Frank Bethwaite


Frank Bethwaite DFC, OAM was a boat designer, author and Olympic meteorologist.

Biography

Bethwaite built his first boat as a teenager. He joined the Royal New Zealand Air Force at the outbreak of the Second World War, becoming a flight instructor and test pilot before flying bombing missions over the Pacific during 1944 and 1945. He rose to the rank of squadron leader and was awarded the Distinguished Flying Cross. After the war he became a commercial airline pilot for Tasman Airways.
Bethwaite had four children with his wife Nel: Christine, Mark, Nicola and Julian. After settling in Sydney, Bethwaite designed a small boat suitable for his youngest children to use to learn how to sail. This became known as the Northbridge Junior.
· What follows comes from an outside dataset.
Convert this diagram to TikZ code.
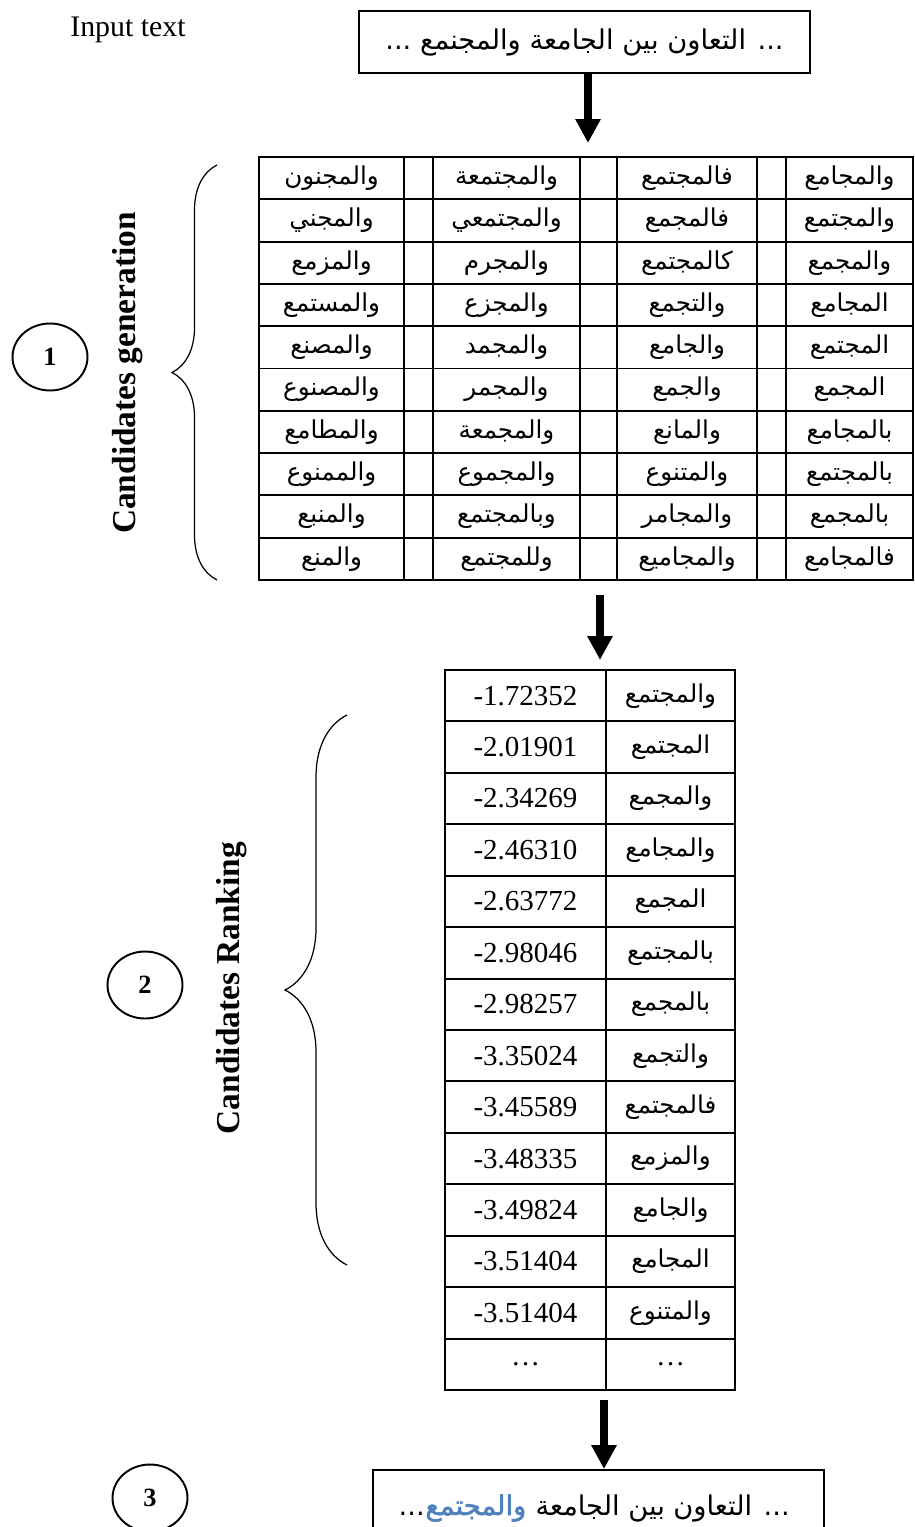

Bethwaite is most well known for designing the Tasar and Laser 2 Dinghy Classes.
He was awarded the Medal of the Order of Australia in 2000 for his services to sport. In 2006 he won an Innovation Hero lifetime achievement award from The Warren Centre for Advanced Engineering at the University of Sydney for the design and commercialisation of innovative high-performance sailing craft. He died in 2012.

As author

During his time as the meteorologist for the Australian sailing team at the 1976 Summer Olympics in Montreal, Quebec, Canada, Bethwaite collected copious wind data that led him to write his first book, High Performance Sailing. In 2008 he followed this up with a further volume, Higher Performance Sailing, also published by Adlard Coles Nautical. A third volume, Fast Handling Technique, was completed shortly before his death and published in January 2013.